**AIM OF THE EXERCISE:** The lines to extract run from the first line of the material below to the line containing "inf_window = [63, 423]", both included; leave the pictures behind.

**DATASET SECTION:**
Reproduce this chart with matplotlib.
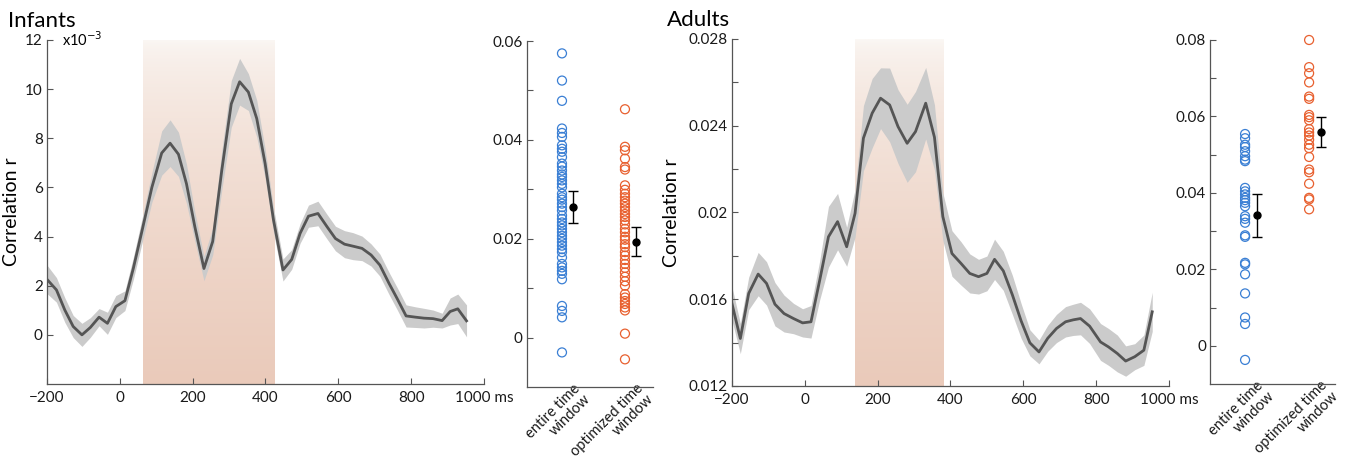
import numpy as np
import matplotlib
matplotlib.use("Agg")
import matplotlib.pyplot as plt
import matplotlib.transforms as mtransforms

plt.rcParams['font.family'] = ['Lato', 'DejaVu Sans']

# --- Infants: time course (r in units of 1e-3) ---
inf_time = [-200, -174, -151, -128, -104, -81, -57, -34, -11, 14, 37, 62, 88, 115, 138, 161,
            183, 206, 231, 255, 280, 306, 329, 353, 376, 399, 422, 448, 472, 495, 518, 544,
            569, 592, 617, 640, 665, 690, 714, 739, 761, 786, 812, 835, 860, 885, 907, 928, 952]
inf_mean = [2.26, 1.83, 1.01, 0.34, 0.0, 0.3, 0.72, 0.47, 1.15, 1.39, 2.7, 4.3, 6.0, 7.4, 7.8, 7.35,
            6.15, 4.4, 2.7, 3.8, 6.7, 9.4, 10.3, 9.88, 8.8, 6.97, 4.67, 2.64, 3.07, 4.13, 4.83, 4.94,
            4.4, 3.92, 3.69, 3.61, 3.52, 3.25, 2.84, 2.1, 1.49, 0.77, 0.72, 0.68, 0.66, 0.58, 0.95, 1.06, 0.57]
inf_sem = [0.58, 0.5, 0.5, 0.45, 0.47, 0.4, 0.35, 0.45, 0.45, 0.4, 0.45, 0.5, 0.6, 0.9, 0.95, 0.9,
           0.8, 0.6, 0.5, 0.55, 0.8, 0.95, 0.95, 0.75, 0.75, 0.6, 0.5, 0.45, 0.4, 0.4, 0.45, 0.5,
           0.5, 0.5, 0.55, 0.55, 0.5, 0.45, 0.45, 0.45, 0.45, 0.45, 0.42, 0.4, 0.35, 0.3, 0.55, 0.6, 0.65]
inf_window = [63, 423]

# --- Adults: time course (r in units of 1e-3) ---
ad_time = [-200, -177, -154, -128, -105, -82, -57, -31, -6, 17, 41, 65, 90, 115, 138, 161,
           185, 208, 233, 256, 281, 304, 332, 356, 379, 404, 429, 453, 477, 500, 521, 545,
           570, 594, 618, 643, 667, 691, 716, 737, 757, 782, 812, 834, 858, 881, 906, 931, 954]
ad_mean = [15.8, 14.19, 16.27, 17.16, 16.73, 15.77, 15.34, 15.11, 14.91, 14.96, 16.88, 18.88, 19.58, 18.42, 19.96, 23.43,
           24.58, 25.27, 24.96, 23.96, 23.19, 23.73, 25.04, 23.47, 19.81, 18.11, 17.65, 17.19, 17.04, 17.19, 17.84, 17.31,
           16.2, 15.0, 13.99, 13.57, 14.2, 14.65, 14.96, 15.05, 15.11, 14.76, 14.03, 13.8, 13.5, 13.15, 13.35, 13.65, 15.42]
ad_sem = [0.77, 0.7, 0.75, 1.0, 1.0, 1.0, 0.85, 0.7, 0.65, 0.75, 0.9, 1.4, 1.3, 0.9, 1.1, 1.5,
          1.6, 1.4, 1.7, 1.7, 1.8, 1.85, 1.65, 1.5, 1.1, 1.05, 1.0, 0.9, 0.8, 0.8, 0.93, 0.9,
          0.9, 0.8, 0.6, 0.55, 0.6, 0.65, 0.7, 0.72, 0.75, 0.8, 0.85, 0.85, 0.85, 0.7, 0.6, 0.7, 0.9]
ad_window = [137, 381]

# --- per-subject correlations (r) ---
inf_entire = [0.0575, 0.052, 0.0479, 0.0423, 0.0414, 0.0406, 0.0389, 0.0382, 0.0376, 0.0365, 0.0352,
              0.0346, 0.0338, 0.033, 0.0325, 0.0318, 0.0311, 0.0304, 0.0291, 0.0284, 0.0279, 0.0271,
              0.0264, 0.0257, 0.0247, 0.024, 0.0233, 0.0227, 0.022, 0.0213, 0.0206, 0.02, 0.0193,
              0.0186, 0.0179, 0.0173, 0.0162, 0.0149, 0.0142, 0.0135, 0.0129, 0.0118, 0.0064,
              0.0054, 0.0041, -0.003]
inf_optim = [0.0462, 0.0386, 0.0379, 0.0362, 0.0345, 0.034, 0.0308, 0.0299, 0.0291, 0.0284, 0.0277,
             0.0271, 0.0264, 0.0257, 0.025, 0.0244, 0.0237, 0.0229, 0.022, 0.0213, 0.0204, 0.0198,
             0.0189, 0.0183, 0.0173, 0.0166, 0.0157, 0.0149, 0.0141, 0.0132, 0.0123, 0.0114, 0.0105,
             0.0088, 0.0081, 0.0074, 0.0068, 0.0061, 0.0055, 0.0008, -0.0044]
ad_entire = [0.0554, 0.0543, 0.0526, 0.052, 0.0509, 0.0496, 0.0487, 0.0483, 0.0413, 0.0404, 0.0396,
             0.0387, 0.0381, 0.0374, 0.0365, 0.0339, 0.0332, 0.0322, 0.0289, 0.0285, 0.0217, 0.0213,
             0.0187, 0.0137, 0.0074, 0.0057, -0.0037]
ad_optim = [0.08, 0.0729, 0.0713, 0.0689, 0.0652, 0.0646, 0.0604, 0.0598, 0.059, 0.0567, 0.0558,
            0.055, 0.0539, 0.0526, 0.0517, 0.0494, 0.0461, 0.0454, 0.0424, 0.0387, 0.0383, 0.0357]

inf_group_mean = [0.0264, 0.0194]
inf_group_err = [0.0033, 0.0029]
ad_group_mean = [0.0341, 0.0559]
ad_group_err = [0.0057, 0.0040]

cond_labels = ['entire time\nwindow', 'optimized time\nwindow']
time_ticks = [-200, 0, 200, 400, 600, 800, 1000]

LINE = '#555555'
BAND = '#cbcbcb'
BLUE = '#3a7fd4'
ORANGE = '#e8602f'
SPINE = '#555555'


def style_axis(ax):
    for side in ['top', 'right']:
        ax.spines[side].set_visible(False)
    for side in ['left', 'bottom']:
        ax.spines[side].set_color(SPINE)
        ax.spines[side].set_linewidth(0.9)
    ax.tick_params(direction='in', length=4, width=0.8, color=SPINE,
                   labelsize=11, labelcolor='#1a1a1a', pad=3)


def draw_timecourse(ax, t, m, s, window, ylim):
    t = np.array(t)
    m = np.array(m)
    s = np.array(s)
    # gradient shading for the optimized window
    grad = np.linspace(0, 1, 256) ** 0.6
    top = np.array([251, 248, 245]) / 255
    bot = np.array([234, 202, 186]) / 255
    img = top[None, :] + grad[:, None] * (bot - top)[None, :]
    ax.imshow(img[:, None, :], extent=[window[0], window[1], ylim[0], ylim[1]],
              origin='upper', aspect='auto', zorder=0, interpolation='bilinear')
    ax.fill_between(t, m - s, m + s, color=BAND, lw=0, zorder=1)
    ax.plot(t, m, color=LINE, lw=2.0, zorder=2)
    ax.set_xlim(-200, 1000)
    ax.set_ylim(ylim)
    ax.set_xticks(time_ticks)
    ax.set_xticklabels(['\u2212200', '0', '200', '400', '600', '800', '1000 ms'])
    style_axis(ax)
    ax.tick_params(axis='x', pad=5)


def draw_scatter(ax, entire, optim, gm, ge, xlim, ylim, yticks, ylabels):
    ax.scatter(np.ones(len(entire)), entire, s=42, facecolors='none',
               edgecolors=BLUE, linewidths=0.9, zorder=2, clip_on=False)
    ax.scatter(np.full(len(optim), 2.0), optim, s=42, facecolors='none',
               edgecolors=ORANGE, linewidths=0.9, zorder=2, clip_on=False)
    ax.errorbar(np.array([1, 2]) + 0.18, gm, yerr=ge, fmt='o', color='black',
                ms=5, capsize=3.5, elinewidth=1.0, capthick=1.0, zorder=3)
    ax.set_xlim(xlim)
    ax.set_ylim(ylim)
    ax.set_yticks(yticks)
    ax.set_yticklabels(ylabels)
    ax.set_xticks([1, 2])
    style_axis(ax)
    ax.set_xticklabels(cond_labels, rotation=45, ha='right', va='top',
                       rotation_mode='anchor', fontsize=10.5, linespacing=1.1)
    ax.tick_params(axis='x', length=0, pad=1)
    # nudge the rotated labels to the right, as in the original
    shift = mtransforms.ScaledTranslation(8 / 72, 5 / 72, ax.figure.dpi_scale_trans)
    for lab in ax.get_xticklabels():
        lab.set_transform(lab.get_transform() + shift)


fig = plt.figure(figsize=(13.46, 4.71), dpi=100)

# Infants
ax1 = fig.add_axes([0.0349, 0.1847, 0.3247, 0.7304])
draw_timecourse(ax1, inf_time, inf_mean, inf_sem, inf_window, (-2, 12))
ax1.set_yticks([0, 2, 4, 6, 8, 10, 12])
ax1.set_ylabel('Correlation r', fontsize=14)
ax1.yaxis.set_label_coords(-0.062, 0.5)
ax1.text(0.035, 1.0, 'x10$^{-3}$', transform=ax1.transAxes, fontsize=10.5,
         ha='left', va='center')
fig.text(0.006, 0.942, 'Infants', fontsize=16, ha='left', va='baseline')

ax2 = fig.add_axes([0.3915, 0.1783, 0.0936, 0.7346])
draw_scatter(ax2, inf_entire, inf_optim, inf_group_mean, inf_group_err,
             (0.444, 2.444), (-0.01, 0.06),
             [0, 0.01, 0.02, 0.03, 0.04, 0.05, 0.06],
             ['0', '', '0.02', '', '0.04', '', '0.06'])

# Adults
ax3 = fig.add_axes([0.5438, 0.1805, 0.3247, 0.7367])
draw_timecourse(ax3, ad_time, np.array(ad_mean) / 1000, np.array(ad_sem) / 1000,
                ad_window, (0.012, 0.028))
ad_yt = [0.012, 0.014, 0.016, 0.018, 0.02, 0.022, 0.024, 0.026, 0.028]
ax3.set_yticks(ad_yt)
ax3.set_yticklabels(['0.012', '', '0.016', '', '0.02', '', '0.024', '', '0.028'])
ax3.set_ylabel('Correlation r', fontsize=14)
ax3.yaxis.set_label_coords(-0.119, 0.5)
fig.text(0.4955, 0.945, 'Adults', fontsize=16, ha='left', va='baseline')

ax4 = fig.add_axes([0.899, 0.1847, 0.0929, 0.7304])
draw_scatter(ax4, ad_entire, ad_optim, ad_group_mean, ad_group_err,
             (0.453, 2.406), (-0.01, 0.08),
             [0, 0.01, 0.02, 0.03, 0.04, 0.05, 0.06, 0.07, 0.08],
             ['0', '', '0.02', '', '0.04', '', '0.06', '', '0.08'])

fig.savefig('out.png', dpi=100)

**SOLUTION:**
Reproduce this chart with matplotlib.
import numpy as np
import matplotlib
matplotlib.use("Agg")
import matplotlib.pyplot as plt
import matplotlib.transforms as mtransforms

plt.rcParams['font.family'] = ['Lato', 'DejaVu Sans']

# --- Infants: time course (r in units of 1e-3) ---
inf_time = [-200, -174, -151, -128, -104, -81, -57, -34, -11, 14, 37, 62, 88, 115, 138, 161,
            183, 206, 231, 255, 280, 306, 329, 353, 376, 399, 422, 448, 472, 495, 518, 544,
            569, 592, 617, 640, 665, 690, 714, 739, 761, 786, 812, 835, 860, 885, 907, 928, 952]
inf_mean = [2.26, 1.83, 1.01, 0.34, 0.0, 0.3, 0.72, 0.47, 1.15, 1.39, 2.7, 4.3, 6.0, 7.4, 7.8, 7.35,
            6.15, 4.4, 2.7, 3.8, 6.7, 9.4, 10.3, 9.88, 8.8, 6.97, 4.67, 2.64, 3.07, 4.13, 4.83, 4.94,
            4.4, 3.92, 3.69, 3.61, 3.52, 3.25, 2.84, 2.1, 1.49, 0.77, 0.72, 0.68, 0.66, 0.58, 0.95, 1.06, 0.57]
inf_sem = [0.58, 0.5, 0.5, 0.45, 0.47, 0.4, 0.35, 0.45, 0.45, 0.4, 0.45, 0.5, 0.6, 0.9, 0.95, 0.9,
           0.8, 0.6, 0.5, 0.55, 0.8, 0.95, 0.95, 0.75, 0.75, 0.6, 0.5, 0.45, 0.4, 0.4, 0.45, 0.5,
           0.5, 0.5, 0.55, 0.55, 0.5, 0.45, 0.45, 0.45, 0.45, 0.45, 0.42, 0.4, 0.35, 0.3, 0.55, 0.6, 0.65]
inf_window = [63, 423]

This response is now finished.